* _Prompt_
Go through the data below. Pull out every line that has the word "script".

------

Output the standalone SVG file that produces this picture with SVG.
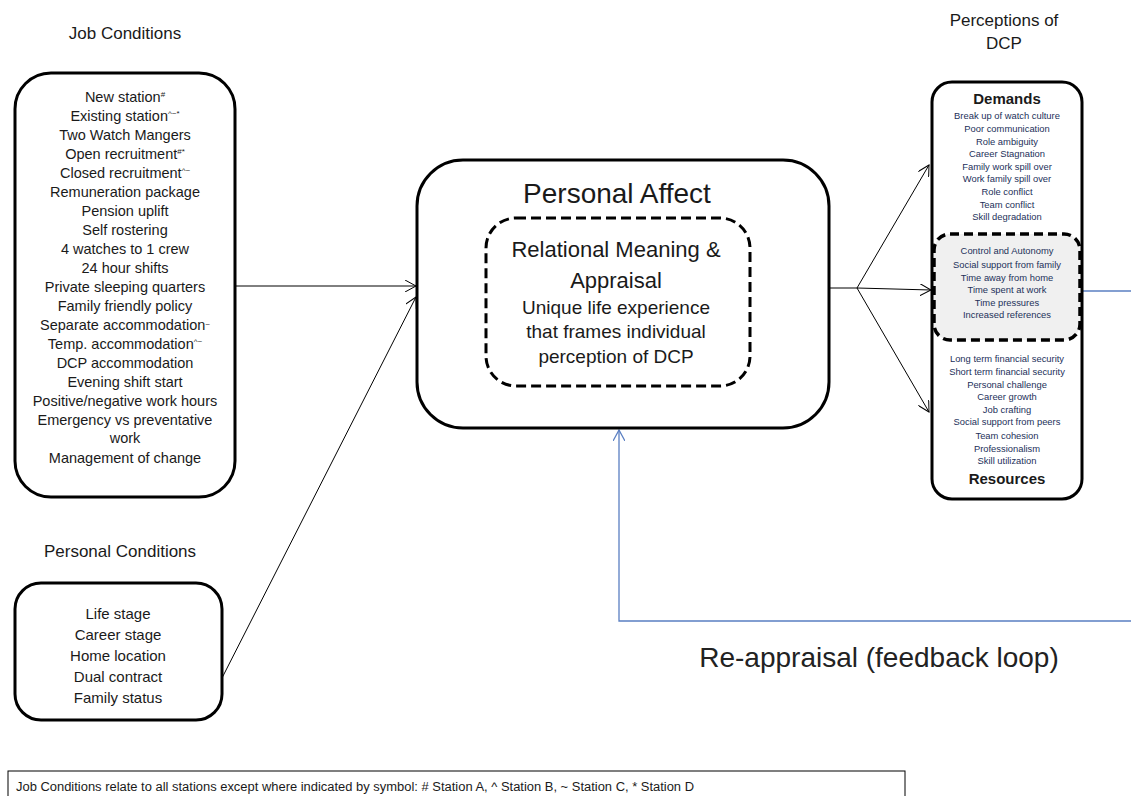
<svg xmlns="http://www.w3.org/2000/svg" width="1131" height="796" viewBox="0 0 1131 796">
<style>
text{font-family:"Liberation Sans",Arial,sans-serif;text-anchor:middle;fill:#1a1a1a}
.box{fill:#fff;stroke:#000;stroke-width:3}
.dash{fill:none;stroke:#000;stroke-width:3;stroke-dasharray:10,5}
.jc{font-size:14.5px}
.pc{font-size:15px}
.title{font-size:17px}
.sm{font-size:9.4px;fill:#23305a}
.hd{font-size:15px;font-weight:bold}
.sup{font-size:8px}
.con{fill:none;stroke:#000;stroke-width:1}
.blue{fill:none;stroke:#5a7fc2;stroke-width:1.3}
</style>
<defs>
<marker id="arr" viewBox="0 0 12 12" refX="11" refY="6" markerWidth="12" markerHeight="12" markerUnits="userSpaceOnUse" orient="auto">
<path d="M0,0 L11,6 L0,12" fill="none" stroke="#000" stroke-width="1"/>
</marker>
<marker id="arrb" viewBox="0 0 12 12" refX="11" refY="6" markerWidth="12" markerHeight="12" markerUnits="userSpaceOnUse" orient="auto">
<path d="M0,0 L11,6 L0,12" fill="none" stroke="#5a7fc2" stroke-width="1.3"/>
</marker>
</defs>
<rect width="1131" height="796" fill="#fff"/>

<g id="connectors">
<line class="con" x1="235" y1="286" x2="416" y2="286" marker-end="url(#arr)"/>
<line class="con" x1="222" y1="678" x2="416" y2="297" marker-end="url(#arr)"/>
<polyline class="con" points="829,288 857,288"/>
<line class="con" x1="857" y1="288" x2="929" y2="165" marker-end="url(#arr)"/>
<line class="con" x1="857" y1="288" x2="931" y2="290" marker-end="url(#arr)"/>
<line class="con" x1="857" y1="288" x2="929" y2="412" marker-end="url(#arr)"/>
<line class="blue" x1="1082" y1="291" x2="1131" y2="291"/>
<polyline class="blue" points="1131,621 619,621 619,430" marker-end="url(#arrb)"/>
</g>

<g id="job-conditions">
<text class="title" x="125" y="39">Job Conditions</text>
<rect class="box" x="15" y="73" width="220" height="424" rx="36"/>
<text class="jc" x="125" y="102">New station<tspan class="sup" dy="-5">#</tspan></text>
<text class="jc" x="125" y="121">Existing station<tspan class="sup" dy="-5">^~*</tspan></text>
<text class="jc" x="125" y="140">Two Watch Mangers</text>
<text class="jc" x="125" y="159">Open recruitment<tspan class="sup" dy="-5">#*</tspan></text>
<text class="jc" x="125" y="178">Closed recruitment<tspan class="sup" dy="-5">^~</tspan></text>
<text class="jc" x="125" y="197">Remuneration package</text>
<text class="jc" x="125" y="216">Pension uplift</text>
<text class="jc" x="125" y="235">Self rostering</text>
<text class="jc" x="125" y="254">4 watches to 1 crew</text>
<text class="jc" x="125" y="273">24 hour shifts</text>
<text class="jc" x="125" y="292">Private sleeping quarters</text>
<text class="jc" x="125" y="311">Family friendly policy</text>
<text class="jc" x="125" y="330">Separate accommodation<tspan class="sup" dy="-3">~</tspan></text>
<text class="jc" x="125" y="349">Temp. accommodation<tspan class="sup" dy="-5">^~</tspan></text>
<text class="jc" x="125" y="368">DCP accommodation</text>
<text class="jc" x="125" y="387">Evening shift start</text>
<text class="jc" x="125" y="406">Positive/negative work hours</text>
<text class="jc" x="125" y="425">Emergency vs preventative</text>
<text class="jc" x="125" y="443">work</text>
<text class="jc" x="125" y="463">Management of change</text>
</g>

<g id="personal-conditions">
<text class="title" x="120" y="557">Personal Conditions</text>
<rect class="box" x="15" y="583" width="207" height="137" rx="26"/>
<text class="pc" x="118" y="619">Life stage</text>
<text class="pc" x="118" y="640">Career stage</text>
<text class="pc" x="118" y="661">Home  location</text>
<text class="pc" x="118" y="682">Dual contract</text>
<text class="pc" x="118" y="703">Family status</text>
</g>

<g id="personal-affect">
<rect class="box" x="417" y="160" width="412" height="268" rx="46"/>
<text x="617" y="203" style="font-size:28px">Personal Affect</text>
<rect class="dash" x="486" y="218" width="264" height="168" rx="30"/>
<text x="616" y="257" style="font-size:22px">Relational Meaning &amp;</text>
<text x="616" y="288" style="font-size:22px">Appraisal</text>
<text x="616" y="314" style="font-size:19px">Unique life experience</text>
<text x="616" y="338" style="font-size:19px">that frames individual</text>
<text x="616" y="363" style="font-size:19px">perception of DCP</text>
</g>

<g id="perceptions">
<text class="title" x="1004" y="26">Perceptions of</text>
<text class="title" x="1004" y="49">DCP</text>
<rect class="box" x="932" y="82" width="150" height="417" rx="20"/>
<text class="hd" x="1007" y="104">Demands</text>
<text class="sm" x="1007" y="119">Break up of watch culture</text>
<text class="sm" x="1007" y="132">Poor communication</text>
<text class="sm" x="1007" y="145">Role ambiguity</text>
<text class="sm" x="1007" y="157">Career Stagnation</text>
<text class="sm" x="1007" y="170">Family work spill over</text>
<text class="sm" x="1007" y="182">Work family spill over</text>
<text class="sm" x="1007" y="195">Role conflict</text>
<text class="sm" x="1007" y="208">Team conflict</text>
<text class="sm" x="1007" y="220">Skill degradation</text>
<rect x="934" y="234" width="146" height="106" rx="16" fill="#f0f0f0" stroke="#000" stroke-width="3.5" stroke-dasharray="9,5"/>
<text class="sm" x="1007" y="254">Control and Autonomy</text>
<text class="sm" x="1007" y="268">Social support from family</text>
<text class="sm" x="1007" y="281">Time away from home</text>
<text class="sm" x="1007" y="293">Time spent at work</text>
<text class="sm" x="1007" y="306">Time pressures</text>
<text class="sm" x="1007" y="318">Increased references</text>
<text class="sm" x="1007" y="362">Long term financial security</text>
<text class="sm" x="1007" y="375">Short term financial security</text>
<text class="sm" x="1007" y="388">Personal challenge</text>
<text class="sm" x="1007" y="400">Career growth</text>
<text class="sm" x="1007" y="413">Job crafting</text>
<text class="sm" x="1007" y="425">Social support from peers</text>
<text class="sm" x="1007" y="439">Team cohesion</text>
<text class="sm" x="1007" y="452">Professionalism</text>
<text class="sm" x="1007" y="464">Skill utilization</text>
<text class="hd" x="1007" y="484">Resources</text>
</g>

<g id="reappraisal">
<text x="879" y="667" style="font-size:28px;fill:#222">Re-appraisal (feedback loop)</text>
</g>

<g id="footnote">
<rect x="8" y="771" width="897" height="40" fill="#fff" stroke="#000" stroke-width="1"/>
<text x="16" y="791" textLength="678" lengthAdjust="spacingAndGlyphs" style="font-size:12px;text-anchor:start">Job Conditions relate to all stations except where indicated by symbol: # Station A, ^ Station B, ~ Station C, * Station D</text>
</g>
</svg>
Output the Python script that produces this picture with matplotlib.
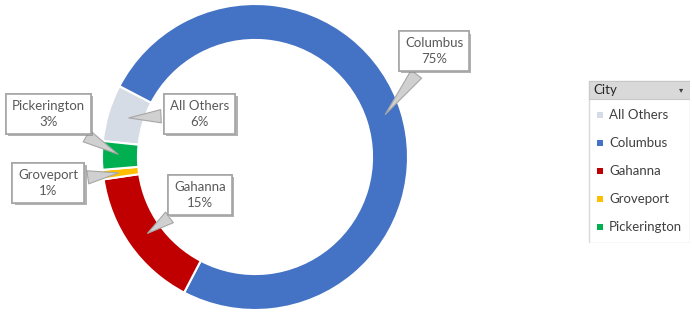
import numpy as np
import matplotlib
matplotlib.use("Agg")
import matplotlib.pyplot as plt
import matplotlib.patheffects as pe
from matplotlib.patches import Rectangle

# dados do grafico
cidades = ["All Others", "Columbus", "Gahanna", "Groveport", "Pickerington"]
valores = [6, 75, 15, 1, 3]
cores = ["#D6DCE5", "#4472C4", "#C00000", "#FFC000", "#00B050"]
titulo_legenda = "City"

# posicao das caixas de rotulo (coordenadas do eixo da pizza)
pos_rotulos = {
    "All Others": (-0.36, 0.28),
    "Columbus": (1.17, 0.69),
    "Gahanna": (-0.36, -0.25),
    "Groveport": (-1.35, -0.17),
    "Pickerington": (-1.35, 0.28),
}

plt.rcParams['font.family'] = ['Lato', 'DejaVu Sans']

W, H = 692, 315
fig = plt.figure(figsize=(W / 100, H / 100), dpi=100)

# --- rosca ---
cx, cy, r = 255, 157, 153
ax = fig.add_axes([(cx - 155) / W, (H - cy - 155) / H, 310 / W, 310 / H])
wedges, _ = ax.pie(valores, colors=cores, startangle=174, counterclock=False,
                   radius=1, wedgeprops=dict(width=0.235, edgecolor="white", linewidth=1.5))
lim = 155 / r
ax.set_xlim(-lim, lim)
ax.set_ylim(-lim, lim)
ax.set_aspect("equal")
ax.axis("off")

total = sum(valores)
for w, nome, v in zip(wedges, cidades, valores):
    ang = np.deg2rad((w.theta1 + w.theta2) / 2)
    alvo = (0.88 * np.cos(ang), 0.88 * np.sin(ang))
    t = ax.annotate(f"{nome}\n{round(100 * v / total)}%", xy=alvo, xytext=pos_rotulos[nome],
                    ha="center", va="center", fontsize=9.5, color="#595959", linespacing=1.4,
                    bbox=dict(boxstyle="square,pad=0.45", fc="white", ec="#A6A6A6", lw=1.2),
                    arrowprops=dict(arrowstyle="wedge,tail_width=1.0,shrink_factor=0.5",
                                    fc="#D0D0D0", ec="#A6A6A6", lw=0.8),
                    zorder=5)
    t.get_bbox_patch().set_path_effects([pe.withSimplePatchShadow(offset=(1.5, -1.5), shadow_rgbFace="#7F7F7F", alpha=0.6), pe.Normal()])

# --- legenda estilo tabela dinamica ---
lx0, ly0, lw_, lh = 588, 80, 102, 163
lax = fig.add_axes([lx0 / W, (H - ly0 - lh) / H, lw_ / W, lh / H])
lax.set_xlim(0, lw_)
lax.set_ylim(lh, 0)
lax.axis("off")
lax.add_patch(Rectangle((0.5, 0.5), lw_ - 1, lh - 1, fc="white", ec="#D9D9D9", lw=1))
lax.add_patch(Rectangle((0.5, 0.5), lw_ - 1, 18, fc="#D9D9D9", ec="#C8C8C8", lw=0.8))
lax.text(5, 9.5, titulo_legenda, ha="left", va="center", fontsize=9.5, color="#262626")
lax.text(93, 9.5, "▾", ha="center", va="center", fontsize=6, color="#404040",
         family=["DejaVu Sans"])
for i, (nome, c) in enumerate(zip(cidades, cores)):
    yy = 35 + i * 28
    lax.add_patch(Rectangle((9, yy - 3), 6, 6, fc=c, ec="none"))
    lax.text(21, yy, nome, ha="left", va="center", fontsize=9.5, color="#404040")

fig.savefig("out.png", dpi=100)
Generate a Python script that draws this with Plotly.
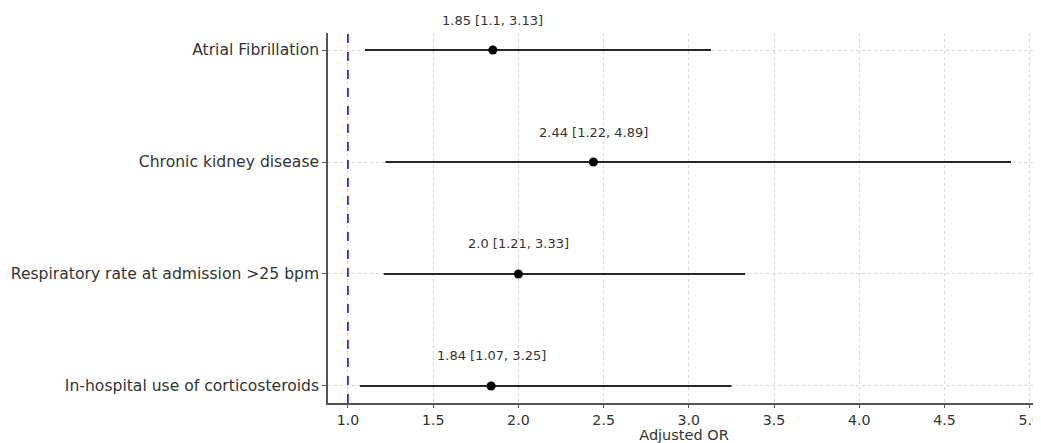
import plotly.graph_objects as go

categories = ["Atrial Fibrillation", "Chronic kidney disease",
              "Respiratory rate at admission >25 bpm", "In-hospital use of corticosteroids"]
odds_ratio = [1.85, 2.44, 2.0, 1.84]
ci_low = [1.1, 1.22, 1.21, 1.07]
ci_high = [3.13, 4.89, 3.33, 3.25]
x_ticks = [1.0, 1.5, 2.0, 2.5, 3.0, 3.5, 4.0, 4.5, 5.0]

labels = [f"{o} [{l}, {h}]" for o, l, h in zip(odds_ratio, ci_low, ci_high)]

fig = go.Figure()
fig.add_trace(go.Scatter(
    x=odds_ratio, y=categories, mode="markers",
    marker=dict(color="black", size=9),
    error_x=dict(type="data", symmetric=False,
                 array=[h - o for o, h in zip(odds_ratio, ci_high)],
                 arrayminus=[o - l for o, l in zip(odds_ratio, ci_low)],
                 color="#262626", thickness=2.2, width=0),
    showlegend=False,
))

for o, c, t in zip(odds_ratio, categories, labels):
    fig.add_annotation(x=o, y=c, text=t, showarrow=False, yshift=30,
                       font=dict(family="DejaVu Sans", size=13, color="#333333"))

fig.add_vline(x=1.0, line=dict(color="blue", width=1.5, dash="dash"))

# page body has an 8px default margin; compensate so the figure fills 1041x443
fig.update_layout(
    width=1033, height=435,
    margin=dict(l=320, r=1, t=25, b=40, autoexpand=False),
    plot_bgcolor="white", paper_bgcolor="white",
    font=dict(family="DejaVu Sans", size=15, color="#333333"),
)
fig.update_xaxes(
    range=[0.883, 5.06], tickvals=x_ticks, ticktext=[f"{v:.1f}" for v in x_ticks],
    showgrid=True, gridcolor="#d9d9d9", griddash="dot", gridwidth=1,
    showline=True, linecolor="#555555", linewidth=1.5,
    ticks="outside", ticklen=3, tickcolor="#555555",
    tickfont=dict(size=14.2), ticklabeloverflow="allow", automargin=False,
    title=dict(text="Adjusted OR", standoff=5, font=dict(size=14.5)),
    zeroline=False,
)
fig.update_yaxes(
    type="category", categoryorder="array", categoryarray=categories[::-1],
    range=[-0.152, 3.152],
    showgrid=True, gridcolor="#d9d9d9", griddash="dot", gridwidth=1,
    showline=True, linecolor="#555555", linewidth=1.5,
    ticks="outside", ticklen=4, tickcolor="#555555",
    tickfont=dict(size=15.6), automargin=False,
    zeroline=False,
)
fig.write_html("out.html")
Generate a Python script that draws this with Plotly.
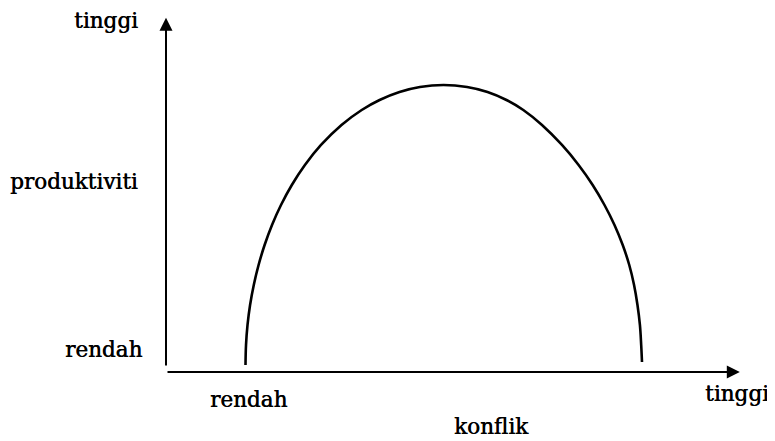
import plotly.graph_objects as go

# Curve (konflik 0-100 vs produktiviti 0-100)
konflik = [13.73, 13.82, 14.08, 14.52, 15.16, 15.99, 17.03, 18.31, 19.86, 21.73,
           23.99, 26.77, 30.31, 33.80, 36.89, 40.33, 43.85, 47.93,
           52.00, 55.53, 58.80, 61.71, 64.94, 68.39, 71.26, 73.69, 75.73,
           77.46, 78.88, 80.01, 80.84, 81.43, 81.85, 82.07, 82.21]
produktiviti = [1.96, 7.56, 13.17, 18.77, 24.37, 29.97, 35.57, 41.18, 46.78, 52.38,
                57.98, 63.59, 69.19, 73.39, 76.19, 78.43, 79.83, 80.39,
                79.83, 78.43, 76.19, 73.39, 69.19, 63.59, 57.98, 52.38, 46.78,
                41.18, 35.57, 29.97, 24.37, 18.77, 13.17, 7.56, 2.80]

y_labels = ["tinggi", "produktiviti", "rendah"]
x_labels = ["rendah", "tinggi"]
x_title = "konflik"

FONT = dict(family="DejaVu Serif", size=21.5, color="black",
            shadow="0.5px 0px 0px black")

fig = go.Figure()
fig.add_trace(go.Scatter(
    x=konflik, y=produktiviti, mode="lines",
    line=dict(color="black", width=2.6, shape="spline", smoothing=1.0, simplify=False),
    hoverinfo="skip", showlegend=False))

ann = []
# axes with arrowheads
ann.append(dict(x=0, y=99.2, ax=0, ay=1.4, xref="x", yref="y", axref="x", ayref="y",
                text="", showarrow=True, arrowhead=2, arrowsize=1.3, arrowwidth=2,
                arrowcolor="black", standoff=0))
ann.append(dict(x=99.1, y=0, ax=0, ay=0, xref="x", yref="y", axref="x", ayref="y",
                text="", showarrow=True, arrowhead=2, arrowsize=1.3, arrowwidth=2,
                arrowcolor="black", standoff=0))

def lab(text, x, y, xanchor="center"):
    ann.append(dict(x=x, y=y, xref="paper", yref="paper", text=text, showarrow=False,
                    xanchor=xanchor, yanchor="middle", font=FONT))

# y-side labels (right aligned left of the axis)
lab(y_labels[0], -0.045, 0.985, "right")
lab(y_labels[1], -0.045, 0.535, "right")
lab(y_labels[2], -0.038, 0.063, "right")
# x-side labels
lab(x_labels[0], 0.1425, -0.076)
lab(x_labels[1], 0.987, -0.059)
lab(x_title, 0.563, -0.154)

fig.update_layout(
    width=767, height=433,
    margin=dict(l=158, r=30, t=7, b=69),
    paper_bgcolor="white", plot_bgcolor="white",
    xaxis=dict(range=[0, 100], visible=False, fixedrange=True),
    yaxis=dict(range=[0, 100], visible=False, fixedrange=True),
    annotations=ann,
    showlegend=False,
)

fig.write_html("out.html")
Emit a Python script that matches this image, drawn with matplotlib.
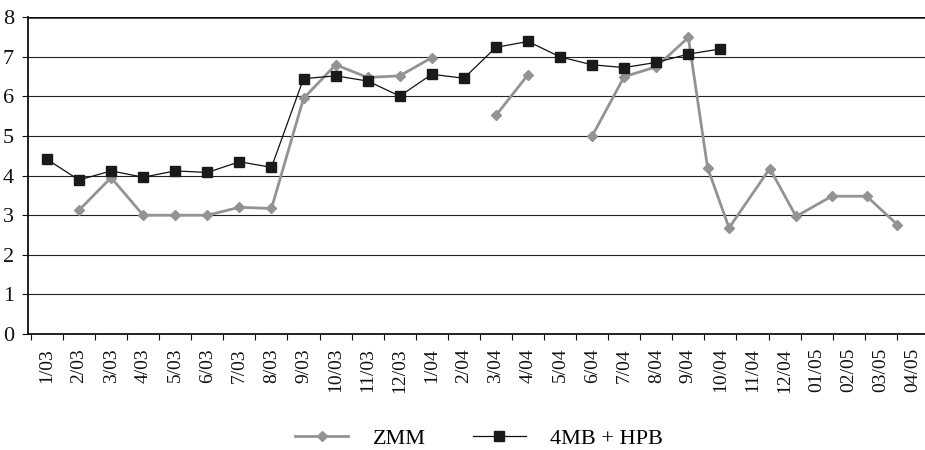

------

* _Output below_
Output the Python script that produces this picture with matplotlib.
Generate a Python script that draws this with Plotly.
Generate a Python script that draws this with Plotly.
Emit a Python script that matches this image, drawn with matplotlib.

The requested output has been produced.